In a sombre tone, Bursa Malaysia said last week that it expects to miss its full-year targets, after its profit plunged 56 per cent to RM28.6 million (S$12 million) in the second quarter ended June.

It noted that the weak performance of the Malaysian market - which has fallen more than a fifth so far this year - will likely persist. Though these exchanges are beefing up their derivatives business, this market segment is not able to fully pick up the slack from the equities side as yet. Their diversification efforts into new products will also take some time, analysts say.

Prompted by the poor showing, analysts have scaled back their earnings projections. Morgan Stanley and Credit Suisse cut their earnings forecasts for SGX by 5 per cent for FY09. Credit Suisse reduced its earnings forecast for HKEx by 2 per cent each for FY08 and FY09.

Bursa saw the biggest earnings downgrades, with CIMB-GK shaving its estimates for FY08-10 by 10-20 per cent and downgrading its rating from 'trading sell' to 'underperform'. Citi cut its earnings forecasts for Bursa by 8 per cent for FY08-10.

Bucking the trend, Australian Securities Exchange (ASX) - Asia-Pacific's second-largest listed stock exchange - posted a 2.7 per cent rise in net profit for second-half ended June 30 to A$178.5 million (S$218.5 million) and a 16.9 per cent jump for its full fiscal year to A$365.9 million.
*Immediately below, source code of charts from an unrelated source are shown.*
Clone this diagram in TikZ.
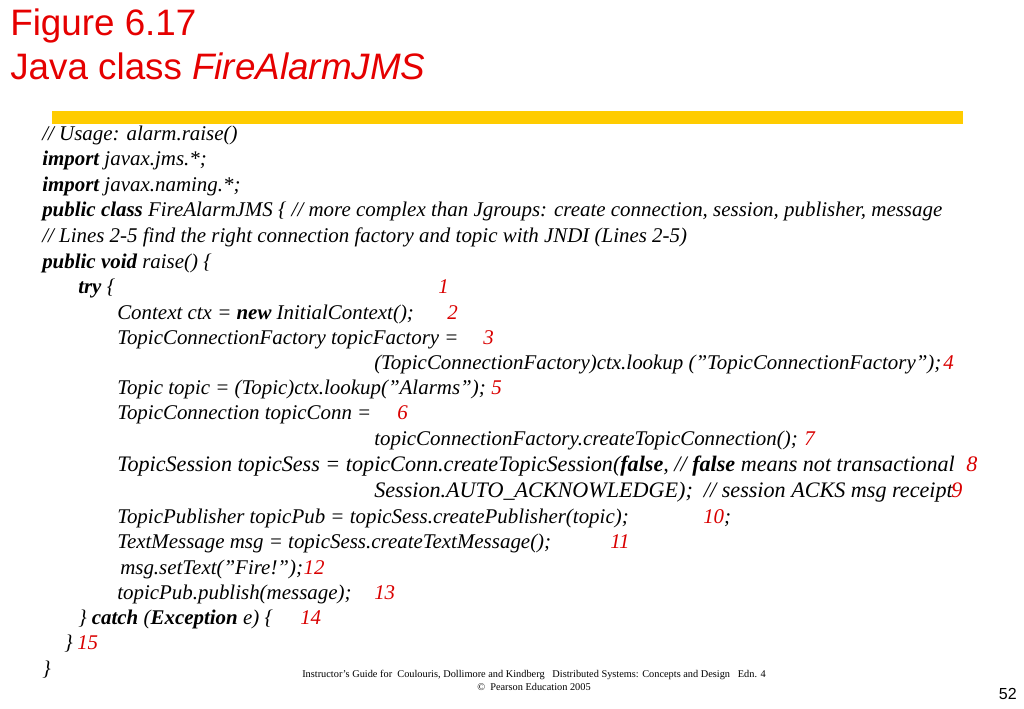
\documentclass[tikz,border=0pt]{standalone}
\usepackage{fontspec}
\setmainfont{Liberation Serif}
\newfontfamily\arial{Liberation Sans}
\definecolor{barcol}{RGB}{255,204,0}
\newcommand{\dq}{\char34\relax}
\begin{document}
\begin{tikzpicture}[x=0.75pt,y=-0.75pt]
    \tikzstyle{title}=[anchor=base west,inner sep=0pt,text=red!90!black,font=\arial\fontsize{27.6}{32}\selectfont]
	\tikzstyle{code}=[anchor=base west,inner sep=0pt,font=\fontsize{15.7}{18}\selectfont\itshape]
	\tikzstyle{big}=[code,font=\fontsize{16.6}{19}\selectfont\itshape]
	\tikzstyle{num}=[code,text=red!85!black]
	\tikzstyle{bignum}=[big,text=red!85!black]
	\tikzstyle{foot}=[anchor=base,inner sep=0pt,font=\fontsize{7.75}{9}\selectfont]
	\useasboundingbox (0,0) rectangle (1024,709);
	\node (t1) at (10,36) [title] {Figure 6.17};
	\node (t2) at (10,80) [title] {Java class \textit{FireAlarmJMS}};
	\fill [barcol] (52,111) rectangle (963,124);
	% code lines
	\node (l0)  at (42,141) [code] {// Usage: alarm.raise()};
	\node (l1)  at (42,166) [code] {\textbf{import} javax.jms.*;};
	\node (l2)  at (42,192) [code] {\textbf{import} javax.naming.*;};
	\node (l3)  at (42,217) [code] {\textbf{public class} FireAlarmJMS \{ // more complex than Jgroups: create connection, session, publisher, message};
	\node (l4)  at (42,243) [code] {// Lines 2-5 find the right connection factory and topic with JNDI (Lines 2-5)};
	\node (l5)  at (42,268) [code] {\textbf{public void} raise() \{};
	\node (l6)  at (78,293) [code] {\textbf{try} \{};
	\node (l7)  at (117,319) [code] {Context ctx = \textbf{new} InitialContext();};
	\node (l8)  at (117,344) [code] {TopicConnectionFactory topicFactory =};
	\node (l9)  at (374,369) [code] {(TopicConnectionFactory)ctx.lookup (\dq TopicConnectionFactory\dq);};
	\node (l10) at (117,394) [code] {Topic topic = (Topic)ctx.lookup(\dq Alarms\dq);};
	\node (l11) at (117,419) [code] {TopicConnection topicConn =};
	\node (l12) at (374,445) [code] {topicConnectionFactory.createTopicConnection();};
	\node (l13) at (117,471) [big] {TopicSession topicSess = topicConn.createTopicSession(\textbf{false}, // \textbf{false} means not transactional};
	\node (l14) at (374,497) [big] {Session.AUTO\_ACKNOWLEDGE);\ \ // session ACKS msg receipt};
	\node (l15) at (117,523) [code] {TopicPublisher topicPub = topicSess.createPublisher(topic);};
	\node (l16) at (117,548) [code] {TextMessage msg = topicSess.createTextMessage();};
	\node (l17) at (120,574) [code] {msg.setText(\dq Fire!\dq);};
	\node (l18) at (117,599) [code] {topicPub.publish(message);};
	\node (l19) at (78,624) [code] {\} \textbf{catch} (\textbf{Exception} e) \{};
	\node (l20) at (64,649) [code] {\}};
	\node (l21) at (42,675) [code] {\}};
	% line numbers
	\node (n1)  at (438,293) [num] {1};
	\node (n2)  at (447,319) [num] {2};
	\node (n3)  at (483,344) [num] {3};
	\node (n4)  at (943,369) [num] {4};
	\node (n5)  at (491,394) [num] {5};
	\node (n6)  at (397,419) [num] {6};
	\node (n7)  at (804,445) [num] {7};
	\node (n8)  at (966,471) [bignum] {8};
	\node (n9)  at (951,497) [bignum] {9};
	\node (n10) at (703,523) [num] {10\textcolor{black}{;}};
	\node (n11) at (610,548) [num] {11};
	\node (n12) at (l17.base east) [num] {12};
	\node (n13) at (374,599) [num] {13};
	\node (n14) at (300,624) [num] {14};
	\node (n15) at (77,649) [num] {15};
	% footer
	\node (f1) at (534,677) [foot] {Instructor's Guide for\ \ Coulouris, Dollimore and Kindberg\ \ \ Distributed Systems: Concepts and Design\ \ \ Edn. 4};
	\node (f2) at (534,690) [foot] {\textcopyright\ \ Pearson Education 2005};
	\node (pg) at (1017,699) [anchor=base east,inner sep=0pt,font=\arial\fontsize{12}{14}\selectfont] {52};
\end{tikzpicture}
\end{document}
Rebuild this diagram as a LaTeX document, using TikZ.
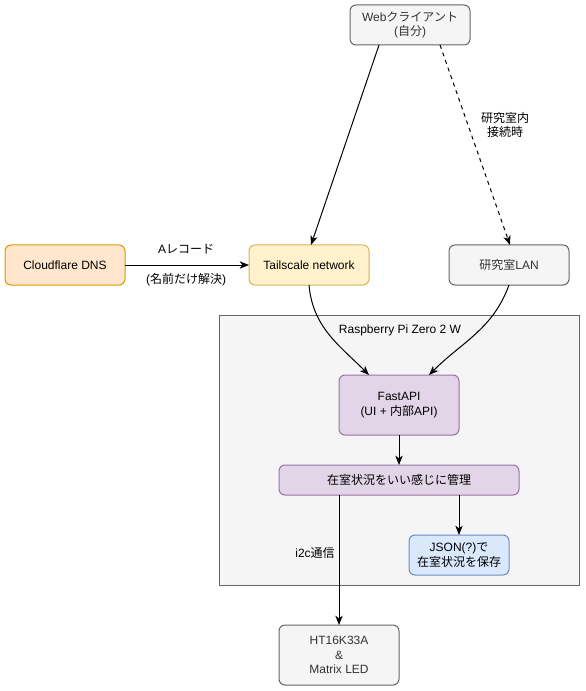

This prompted Credit Suisse to raise its earnings forecasts for ASX by about 4 per cent for FY09.

But ASX had joined its regional rivals in predicting a challenging year ahead.

'The earnings of the ASX generally hold up better than other Asian exchanges as volumes are less volatile due to the mix of business,' said Andrew Mattock, a fund manager with Henderson Global Investors. ASX listings are predominated by energy and resources-related plays.

Exchanges, due to their monopoly status, generally trade on large price-to-earnings premiums. But they offer an attractive proposition at the right price, Mr Mattock said.

'Unfortunately the markets in Asia are going through a de-rating in terms of the price people are willing to pay for companies,' he added.

That de-rating is being seen in their share-price slump. Year-to-date, the market values of SGX, HKEx and Bursa have more than halved while ASX shed some 43.6 per cent in its market cap. Most are still trading above bear market lows of 2001 and 2004, with the exception of Bursa which was only listed in 2005.

With further volatility seen in their earnings, that element could continue to be reflected in their share prices.

Stocks in Asia-Pacific, as measured by the MSCI AC Asia-Pacific ex-Japan index, have fallen 27 per cent this year. IPO volumes in Asia ex-Japan totalled $22.8 billion in the first half of the year, a 42 per cent drop from the year- ago period, according to Thomson Reuters.

'We expect markets to remain erratic but ultimately weak as investors discount a protracted US recession, slowing regional growth, earnings disappointment and general uncertainty persists,' Morgan Stanley said in a report.